Setelah Anda membaca bagian ke-1 dari tulisan ini, mungkin muncul
di benak Anda pertanyaan seperti di atas: Kenapa Islam tidak mengharuskan umatnya
untuk kaya? Jawaban sebenarnya dari pertanyaan ini, tentu saja Allah dan
Rasul-Nya lah yang lebih mengetahui. Namun, agaknya, kita bisa mengira-ngira
apa alasan dari hal tersebut berdasarkan ayat-ayat Alquran atau hadits-hadits yang
telah disampaikan Rasulullah saw kepada kita.

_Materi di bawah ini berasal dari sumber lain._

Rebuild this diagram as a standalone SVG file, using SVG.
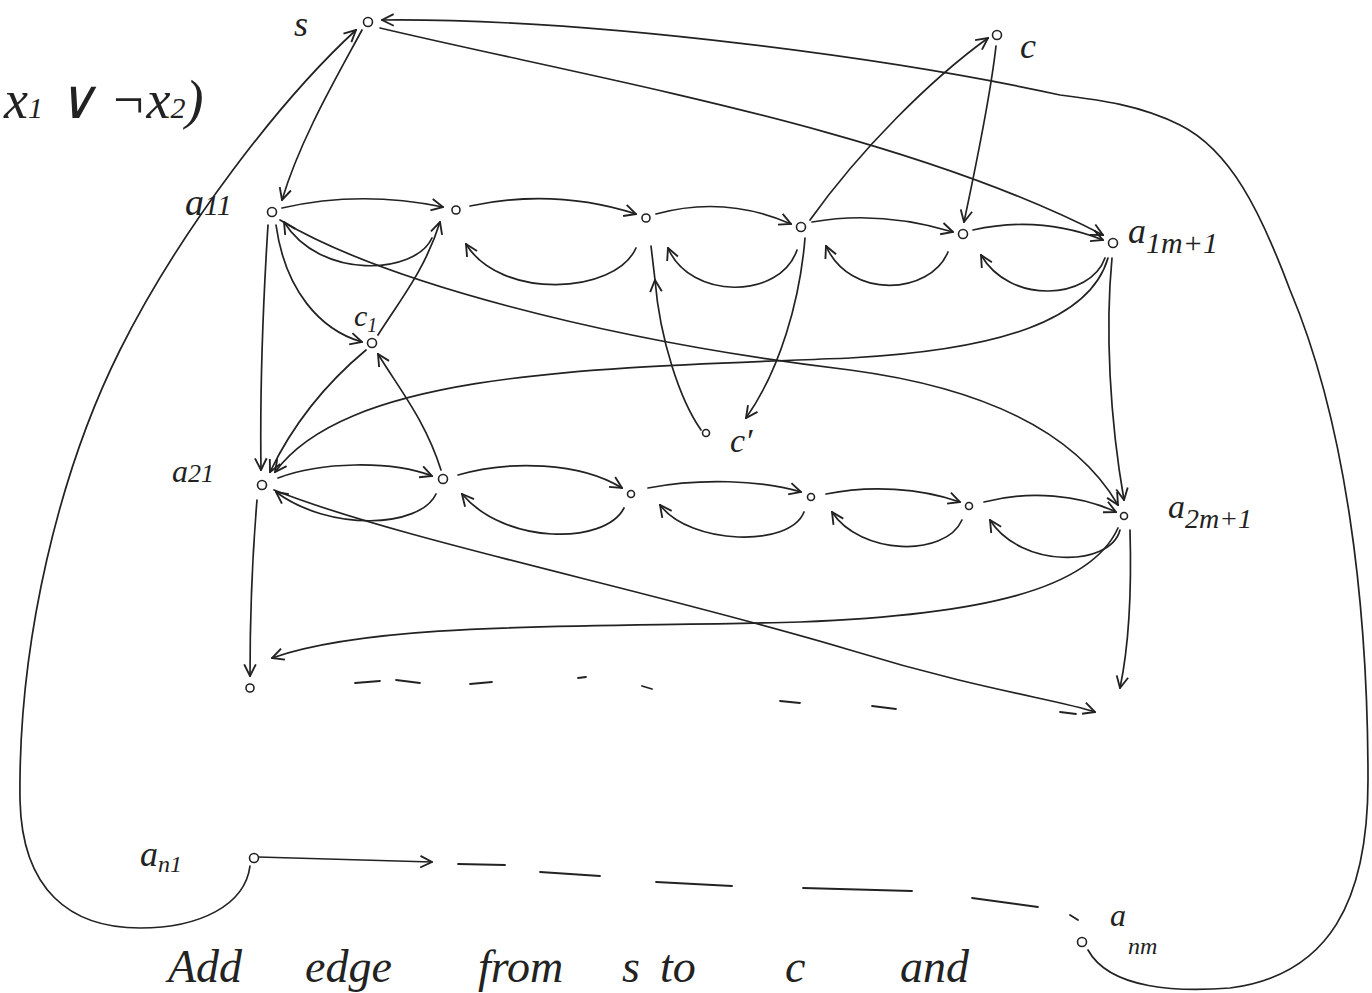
<svg xmlns="http://www.w3.org/2000/svg" width="1372" height="993" viewBox="0 0 1372 993">
<defs>
<marker id="ah" viewBox="0 0 12 12" refX="11" refY="6" markerWidth="14" markerHeight="14" markerUnits="userSpaceOnUse" orient="auto">
<path d="M1,1 L11,6 L1,11" fill="none" stroke="#222" stroke-width="1.6"/>
</marker>
<style>
.e{fill:none;stroke:#222;stroke-width:1.7;stroke-linecap:round}
.a{marker-end:url(#ah)}
.n{fill:#fff;stroke:#222;stroke-width:1.6}
.t{font-family:"Liberation Serif",serif;font-style:italic;fill:#222}
.d{fill:none;stroke:#222;stroke-width:1.8;stroke-linecap:round}
</style>
</defs>
<rect width="1372" height="993" fill="#fff"/>

<g id="connectors">
<!-- outer loops -->
<path class="e a" d="M250 866 C245 905,200 928,140 928 C70 928,22 890,20 800 C18 640,60 470,120 350 C180 230,280 100,356 30"/>
<path class="e a" d="M1088 950 C1110 990,1180 992,1230 988 C1330 975,1368 900,1368 780 C1368 600,1345 420,1290 290 C1260 210,1230 150,1180 125 C1140 105,1100 100,1060 95 C900 60,600 18,382 20"/>
<!-- s edges -->
<path class="e a" d="M362 30 C335 80,300 140,282 200"/>
<path class="e a" d="M380 28 C600 80,900 130,1103 235"/>
<!-- row 1 forward -->
<path class="e a" d="M282 208 Q360 190 443 207"/>
<path class="e a" d="M470 206 Q555 188 636 214"/>
<path class="e a" d="M656 214 Q725 195 791 224"/>
<path class="e a" d="M812 222 Q880 210 953 232"/>
<path class="e a" d="M973 230 Q1040 215 1103 240"/>
<!-- row 1 backward -->
<path class="e a" d="M432 238 C415 275,320 280,284 222"/>
<path class="e a" d="M636 248 C615 295,500 300,466 244"/>
<path class="e a" d="M797 250 C780 300,690 300,668 248"/>
<path class="e a" d="M948 252 C930 295,850 300,826 246"/>
<path class="e a" d="M1105 258 C1090 300,1010 305,981 255"/>
<!-- row 2 forward -->
<path class="e a" d="M278 478 C320 462,390 460,432 476"/>
<path class="e a" d="M458 475 C510 460,580 462,622 488"/>
<path class="e a" d="M648 488 C700 478,760 480,801 492"/>
<path class="e a" d="M826 494 C870 485,920 488,960 502"/>
<path class="e a" d="M984 502 C1030 490,1080 495,1116 512"/>
<!-- row 2 backward -->
<path class="e a" d="M436 494 C420 528,330 532,276 492"/>
<path class="e a" d="M624 508 C605 545,505 545,462 494"/>
<path class="e a" d="M804 512 C790 548,690 545,660 505"/>
<path class="e a" d="M962 520 C945 558,860 555,832 512"/>
<path class="e a" d="M1120 530 C1110 568,1020 568,990 520"/>
<!-- clause gadget c1 -->
<path class="e a" d="M268 225 C262 320,260 400,261 470"/>
<path class="e a" d="M276 225 C285 290,320 330,362 342"/>
<path class="e a" d="M366 350 C330 380,295 420,270 472"/>
<path class="e a" d="M378 335 C400 300,425 270,440 222"/>
<path class="e a" d="M441 470 C425 420,400 390,378 354"/>
<!-- long diagonals -->
<path class="e a" d="M280 220 C380 280,600 340,850 370 C1000 390,1080 440,1118 505"/>
<path class="e a" d="M1108 258 C1090 320,1000 350,850 358 C600 368,350 370,275 472"/>
<path class="e a" d="M1112 258 C1105 330,1110 420,1124 500"/>
<!-- clause c, c' -->
<path class="e a" d="M810 220 C860 150,930 80,988 38"/>
<path class="e a" d="M996 46 C990 100,975 170,964 222"/>
<path class="e a" d="M805 238 C800 300,780 370,746 418"/>
<path class="e a" d="M701 430 C680 400,660 340,655 280"/>
<path class="e" d="M655 280 L651 246"/>
<!-- to row 3 -->
<path class="e a" d="M257 500 C252 560,250 620,250 676"/>
<path class="e a" d="M1130 530 C1132 600,1128 650,1120 688"/>
<path class="e a" d="M1118 528 C1090 590,980 615,800 622 C600 628,380 620,272 658"/>
<path class="e a" d="M274 490 C400 540,650 590,850 650 C980 690,1060 700,1095 712"/>
<!-- row 3 dashes -->
<path class="d" d="M355 683 L380 681 M396 680 L420 683 M470 684 L492 682 M578 678 L586 677 M642 686 L652 689 M780 701 L800 703 M872 706 L896 709 M1060 712 L1076 714"/>
<!-- row n -->
<path class="e a" d="M258 857 L432 862"/>
<path class="d" d="M458 864 L505 865 M540 872 L600 876 M656 882 L732 886 M803 888 L912 891 M972 898 L1038 907 M1070 915 L1078 920"/>
</g>

<g id="s"><circle class="n" cx="368" cy="22" r="4.5"/><text class="t" x="294" y="36" font-size="36">s</text></g>
<g id="c"><circle class="n" cx="997" cy="35" r="4.5"/><text class="t" x="1020" y="58" font-size="36">c</text></g>
<g id="a11"><circle class="n" cx="272" cy="212" r="4.5"/><text class="t" x="185" y="215" font-size="38">a<tspan font-size="30">11</tspan></text></g>
<g id="n12"><circle class="n" cx="456" cy="210" r="4"/></g>
<g id="n13"><circle class="n" cx="646" cy="218" r="4"/></g>
<g id="n14"><circle class="n" cx="801" cy="227" r="4.5"/></g>
<g id="n15"><circle class="n" cx="963" cy="234" r="4.5"/></g>
<g id="a1m1"><circle class="n" cx="1113" cy="243" r="4.5"/><text class="t" x="1128" y="243" font-size="36">a<tspan dy="10" font-size="30">1m+1</tspan></text></g>
<g id="c1"><circle class="n" cx="372" cy="343" r="4.5"/><text class="t" x="354" y="326" font-size="30">c<tspan dy="6" font-size="20">1</tspan></text></g>
<g id="cprime"><circle class="n" cx="706" cy="433" r="3.5"/><text class="t" x="730" y="452" font-size="34">c′</text></g>
<g id="a21"><circle class="n" cx="262" cy="485" r="4.5"/><text class="t" x="172" y="482" font-size="32">a<tspan font-size="26">21</tspan></text></g>
<g id="n22"><circle class="n" cx="443" cy="479" r="4.5"/></g>
<g id="n23"><circle class="n" cx="631" cy="494" r="3.5"/></g>
<g id="n24"><circle class="n" cx="811" cy="497" r="3.5"/></g>
<g id="n25"><circle class="n" cx="969" cy="506" r="3.5"/></g>
<g id="a2m1"><circle class="n" cx="1124" cy="516" r="3.5"/><text class="t" x="1168" y="518" font-size="34">a<tspan dy="10" font-size="28">2m+1</tspan></text></g>
<g id="r31"><circle class="n" cx="250" cy="688" r="4"/></g>
<g id="an1"><circle class="n" cx="254" cy="858" r="4.5"/><text class="t" x="140" y="866" font-size="36">a<tspan dy="6" font-size="24">n1</tspan></text></g>
<g id="anm"><circle class="n" cx="1082" cy="942" r="4.5"/><text class="t" x="1110" y="926" font-size="32">a</text><text class="t" x="1128" y="954" font-size="24">nm</text></g>

<g id="formula"><text class="t" x="4" y="118" font-size="54">x<tspan font-size="30">1</tspan> ∨ ¬x<tspan font-size="30">2</tspan>)</text></g>
<g id="note"><text class="t" font-size="46" y="982"><tspan x="168">Add</tspan><tspan x="305">edge</tspan><tspan x="478">from</tspan><tspan x="622">s</tspan><tspan x="660">to</tspan><tspan x="785">c</tspan><tspan x="900">and</tspan></text></g>
</svg>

Berdasarkan ayat atau hadits yang pernah ditemui, bisa dikemukakan
setidaknya dua alasan berikut ini:
1. Karena harta
itu akan menyebabkan pemiliknya mendapatkan hisab (pemeriksaan) yang
lebih lama atau lebih berat di akhirat. Makin banyak hartanya, maka akan makin
lama atau makin berat pula hisab si pemiliknya di akhirat. Lama atau beratnya
hisab ini adalah sebuah siksaan tersendiri yang tidak ringan ditanggung oleh
jiwa sehingga layak untuk dihindari.
Allah menyatakan dalam Alquran:
“Kemudian
kamu benar-benar akan ditanya pada hari itu tentang kenikmatan (yang megah di
dunia itu)” (Q.S. At-Takatsur:8)
Sabda Nabi saw:
“Orang-orang miskin akan masuk surga 500 tahun
lebih dulu daripada orang-orang kaya.” (H.R. Tirmidzi).
Kenapa
orang-orang miskin bisa lebih dulu 500 tahun masuk surga daripada orang-orang
kaya? Karena selama 500 tahun itu orang-orang kaya masih dalam proses hisab
akibat banyaknya harta yang harus dipertanggungjawabkan. Pertanggungjawaban
yang dituntut dalam masalah harta adalah: dari mana/bagaimana harta itu
diperoleh dan ke mana/bagaimana harta itu dipergunakan? Dan harta yang
harus dipertanggungjawabkan itu adalah seluruhnya (seluruh harta yang
pernah dimiliki atau didapatkan). Mulai dari yang sebesar-besarnya sampai ke
yang sekecil-kecilnya.
Bayangkanlah itu. Selama 500 tahun—sekali lagi, 500 tahun, sebuah
masa yang sangat lama—diperiksa dengan jiwa yang tentu saja ketar-ketir ketika
menghadapinya (diperiksa oleh KPK atau polisi saja, dalam waktu sejam, sudah
tak enak rasanya. Apalagi diperiksa oleh para malaikat dalam waktu 500 tahun).
Ketika
500 tahun dalam masa hisab tersebut, kira-kira kondisi mereka dalam kondisi
kaya atau miskin? Logikanya tentu berada dalam kondisi miskin, sebab mereka
belum boleh mendapatkan atau pun menggunakan apa pun sampai proses hisab
tersebut selesai. Artinya, kekayaan yang mereka nikmati selama beberapa
tahun di dunia ini harus dibayar dengan konsekwensi kemiskinan
selama 500 tahun di akhirat selama proses hisab. Itu pun kalau akhirnya
mereka masuk surga. Kalau ternyata tak lolos dalam pemeriksaan sehingga harus
masuk neraka, berarti bertambah lagilah penderitaan mereka dengan azab ribuan
tahun yang sungguh sangat menyengsarakan.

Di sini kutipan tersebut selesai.